The line containing "from matplotlib.transforms import" marks the end: extract everything from the first line of the data through that line, exactly, with no pictures.

[Begin]

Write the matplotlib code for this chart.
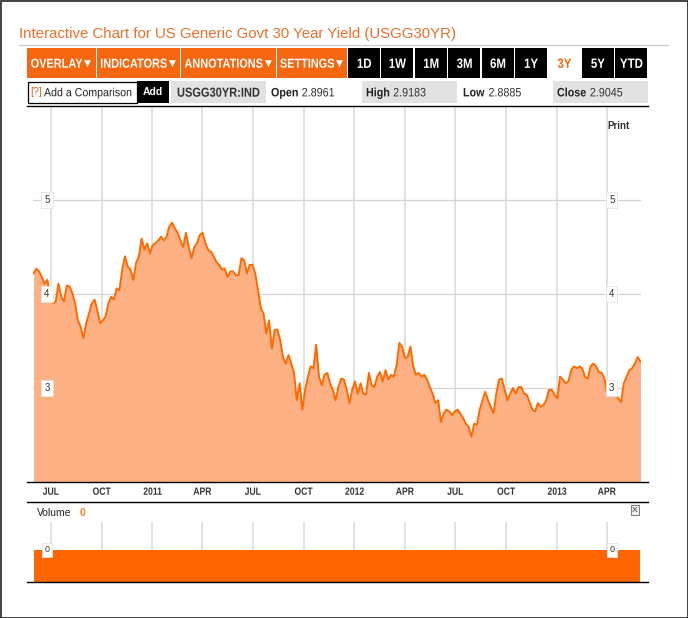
import matplotlib
matplotlib.use("Agg")
import numpy as np
import pandas as pd
import matplotlib.pyplot as plt
import matplotlib.dates as mdates
from matplotlib.patches import Rectangle, PathPatch
from matplotlib.textpath import TextPath
from matplotlib.font_manager import FontProperties
from matplotlib.transforms import Affine2D, blended_transform_factory

# 30 year yield (roughly every few trading days)
yields = [4.22, 4.27, 4.24, 4.18, 4.11, 4.15, 3.97, 3.90, 3.92, 4.11, 3.97, 3.92, 4.09, 4.08,
          4.01, 3.90, 3.72, 3.65, 3.53, 3.69, 3.79, 3.90, 3.94, 3.83, 3.69, 3.72, 3.76, 3.90,
          3.97, 3.94, 4.06, 4.04, 4.26, 4.40, 4.29, 4.26, 4.15, 4.33, 4.40, 4.59, 4.47, 4.54,
          4.43, 4.52, 4.54, 4.57, 4.61, 4.57, 4.61, 4.72, 4.76, 4.70, 4.65, 4.57, 4.50, 4.65,
          4.50, 4.38, 4.50, 4.54, 4.63, 4.65, 4.54, 4.47, 4.45, 4.40, 4.34, 4.31, 4.26, 4.27,
          4.18, 4.24, 4.24, 4.20, 4.20, 4.38, 4.36, 4.22, 4.31, 4.31, 4.22, 4.04, 3.85, 3.79,
          3.58, 3.72, 3.42, 3.62, 3.62, 3.51, 3.33, 3.26, 3.35, 3.26, 3.16, 2.87, 3.05, 2.77,
          2.98, 3.12, 3.23, 3.21, 3.46, 3.12, 3.03, 3.14, 3.16, 3.05, 2.98, 2.87, 3.01, 3.10,
          3.09, 2.98, 2.84, 2.98, 3.07, 2.94, 3.05, 2.94, 2.93, 3.16, 3.03, 3.01, 3.12, 3.17,
          3.07, 3.19, 3.09, 3.14, 3.12, 3.24, 3.48, 3.44, 3.32, 3.33, 3.44, 3.23, 3.14, 3.16,
          3.12, 3.14, 3.09, 3.01, 2.94, 2.84, 2.87, 2.64, 2.73, 2.77, 2.75, 2.71, 2.75, 2.77,
          2.73, 2.68, 2.62, 2.59, 2.48, 2.62, 2.61, 2.77, 2.87, 2.96, 2.87, 2.80, 2.73, 2.94,
          3.09, 3.10, 2.98, 2.87, 2.94, 3.00, 2.94, 3.01, 3.01, 2.94, 2.93, 2.85, 2.77, 2.75,
          2.84, 2.80, 2.82, 2.87, 2.98, 2.98, 2.93, 2.89, 3.12, 3.09, 3.05, 3.07, 3.19, 3.23,
          3.21, 3.23, 3.21, 3.12, 3.10, 3.23, 3.26, 3.23, 3.17, 3.16, 3.10, 2.94, 2.91, 2.93,
          2.93, 2.89, 2.85, 3.05, 3.12, 3.19, 3.21, 3.26, 3.33, 3.28]
dates = pd.date_range("2010-05-31", "2013-06-01", periods=len(yields))
volume = [0] * len(yields)

y_ticks = [3, 4, 5]
month_ticks = pd.date_range("2010-07-01", "2013-04-01", freq="QS")
month_labels = ["JUL", "OCT", "2011", "APR", "JUL", "OCT", "2012", "APR",
                "JUL", "OCT", "2013", "APR"]

buttons_menu = ["OVERLAY \u25BC", "INDICATORS \u25BC", "ANNOTATIONS \u25BC", "SETTINGS \u25BC"]
buttons_range = ["1D", "1W", "1M", "3M", "6M", "1Y", "3Y", "5Y", "YTD"]
quote = {"Open": "2.8961", "High": "2.9183", "Low": "2.8885", "Close": "2.9045"}

ORANGE = "#f7670f"
LINE = "#ff6a00"
FILL = "#fdb084"
GRID = "#dedede"
SANS = ["Liberation Sans", "DejaVu Sans"]

W, H = 688, 618
fig = plt.figure(figsize=(W / 100, H / 100), dpi=100)
fig.patch.set_facecolor("white")

def px_axes(x0, y0, x1, y1):
    return fig.add_axes([x0 / W, (H - y1) / H, (x1 - x0) / W, (y1 - y0) / H])

# ---- main chart ----
ax = px_axes(33, 106, 641, 482)
ax.fill_between(dates, 0, yields, color=FILL, lw=0, zorder=2)
ax.plot(dates, yields, color=LINE, lw=1.4, zorder=3)
ax.set_ylim(2, 6)
ax.set_xlim(pd.Timestamp("2010-05-30"), pd.Timestamp("2013-06-02"))
for d in month_ticks:
    ax.axvline(d, color=GRID, lw=1.3, zorder=1)
for v in y_ticks:
    ax.axhline(v, color="#d4d4d4", lw=0.9, zorder=1)
ax.set_yticks([])
ax.set_xticks([])
for s in ax.spines.values():
    s.set_visible(False)
bt = blended_transform_factory(ax.transAxes, ax.transData)
for v in y_ticks:
    for xa in (0.023, 0.952):
        ax.text(xa, v, str(v), transform=bt, ha="center", va="center", fontsize=7, color="#333333",
                family=SANS, zorder=5,
                bbox=dict(boxstyle="square,pad=0.3", fc="white", ec="#e4e4e4", lw=0.6))

# ---- volume panel ----
vax = px_axes(33, 522, 641, 582)
vax.set_xlim(ax.get_xlim())
vax.set_ylim(-1.0, 0.875)
vax.fill_between(dates, -1.0, volume, color="#ff6600", lw=0, zorder=2)
for d in month_ticks:
    vax.axvline(d, color=GRID, lw=1.3, zorder=1)
vax.set_xticks([])
vax.set_yticks([])
for s in vax.spines.values():
    s.set_visible(False)
vbt = blended_transform_factory(vax.transAxes, vax.transData)
for xa in (0.023, 0.952):
    vax.text(xa, 0, "0", transform=vbt, ha="center", va="center", fontsize=6.5, color="#333333",
             family=SANS, zorder=5,
             bbox=dict(boxstyle="square,pad=0.3", fc="white", ec="#e4e4e4", lw=0.6))

# ---- page furniture, drawn in pixel coordinates ----
ov = fig.add_axes([0, 0, 1, 1], zorder=10)
ov.set_xlim(0, W)
ov.set_ylim(H, 0)
ov.axis("off")
ov.patch.set_alpha(0)

def narrow(x, y, s, size, color, bold=True, ha="center", sx=0.8):
    # condensed text: text path squeezed horizontally (no narrow font installed)
    prop = FontProperties(family="Liberation Sans", weight="bold" if bold else "normal")
    parts = s.split("\u25BC")
    tp = TextPath((0, 0), parts[0].rstrip(), size=size, prop=prop)
    w = tp.get_extents().x1 * sx
    arrow = len(parts) > 1
    if ha == "center":
        x0 = x - w / 2 - (5 if arrow else 0)
    else:
        x0 = x
    tr = Affine2D().scale(sx, -1).translate(x0, y + size * 0.36)
    ov.add_patch(PathPatch(tr.transform_path(tp), fc=color, ec="none", lw=0))
    if arrow:
        ov.text(x0 + w + 2, y, "\u25BC", fontsize=size * 0.5, color=color, family="DejaVu Sans",
                ha="left", va="center")
    return x0 + w

# x axis labels, placed from the axis' own date scale
for d, lab in zip(month_ticks, month_labels):
    xp = ax.transData.transform((mdates.date2num(d), 2))[0]
    narrow(xp, 491, lab, 10.5, "#333333", sx=0.82)

ov.add_patch(Rectangle((0.5, 0.5), W - 1, H - 1, fill=False, ec="#222222", lw=1.2))
ov.text(19, 34, "Interactive Chart for US Generic Govt 30 Year Yield (USGG30YR)", fontsize=10.8,
        color="#ec6f2c", family=SANS, va="center", ha="left")
ov.plot([19, 668], [45, 45], color="#cccccc", lw=1)

menu_x = [(27, 96), (97, 180), (181, 276), (277, 347)]
for (x0, x1), lab in zip(menu_x, buttons_menu):
    ov.add_patch(Rectangle((x0, 48), x1 - x0, 30, fc=ORANGE, ec="none"))
    narrow((x0 + x1) / 2, 63, lab, 13, "white", sx=0.84)
for i, lab in enumerate(buttons_range):
    x0 = 348 + i * 33.4
    sel = lab == "3Y"
    ov.add_patch(Rectangle((x0, 48), 32, 30, fc="white" if sel else "black", ec="none"))
    narrow(x0 + 16, 63, lab, 13.5, ORANGE if sel else "white", sx=0.85)

# comparison / quote row
ov.add_patch(Rectangle((27.5, 81.5), 109, 21, fc="white", ec="black", lw=0.9))
ov.text(30, 92, "[?]", color="#d06a20", fontsize=7.5, family=SANS, va="center")
narrow(44, 92, "Add a Comparison", 11.8, "#222222", bold=False, ha="left", sx=0.9)
ov.add_patch(Rectangle((137, 81), 32, 22, fc="black", ec="none"))
ov.text(153, 92, "Add", color="white", fontsize=7.5, fontweight="bold", family=SANS,
        ha="center", va="center")
for x0, x1 in [(171, 266), (362, 457), (553, 648)]:
    ov.add_patch(Rectangle((x0, 81), x1 - x0, 22, fc="#e2e2e2", ec="none"))
narrow(177, 92, "USGG30YR:IND", 13, "#333333", ha="left", sx=0.85)
for (lab, val), xl in zip(quote.items(), [271, 366, 463, 557]):
    xe = narrow(xl, 92, lab, 12.2, "#222222", ha="left", sx=0.88)
    narrow(xe + 4, 92, val, 12.2, "#333333", bold=False, ha="left", sx=0.88)
ov.plot([27, 648], [106, 106], color="black", lw=1)

ov.text(618, 126, "Print", fontsize=7, fontweight="bold", color="#333333", family=SANS,
        ha="center", va="center")

ov.plot([27, 648], [482, 482], color="black", lw=1)
ov.plot([27, 648], [502, 502], color="black", lw=1)
ov.plot([27, 648], [582, 582], color="black", lw=1)
ov.text(37, 513, "Volume", fontsize=7.5, color="#222222", family=SANS, va="center")
ov.text(80, 513, "0", fontsize=7.5, color="#f08a1c", fontweight="bold", family=SANS, va="center")
ov.text(635, 510, "X", fontsize=6, color="#333333", family=SANS, ha="center", va="center",
        bbox=dict(boxstyle="square,pad=0.15", fc="#eeeeee", ec="#666666", lw=0.6))

fig.savefig("out.png", dpi=100)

[End]

**EXERCISE ANSWER**
Write the matplotlib code for this chart.
import matplotlib
matplotlib.use("Agg")
import numpy as np
import pandas as pd
import matplotlib.pyplot as plt
import matplotlib.dates as mdates
from matplotlib.patches import Rectangle, PathPatch
from matplotlib.textpath import TextPath
from matplotlib.font_manager import FontProperties
from matplotlib.transforms import Affine2D, blended_transform_factory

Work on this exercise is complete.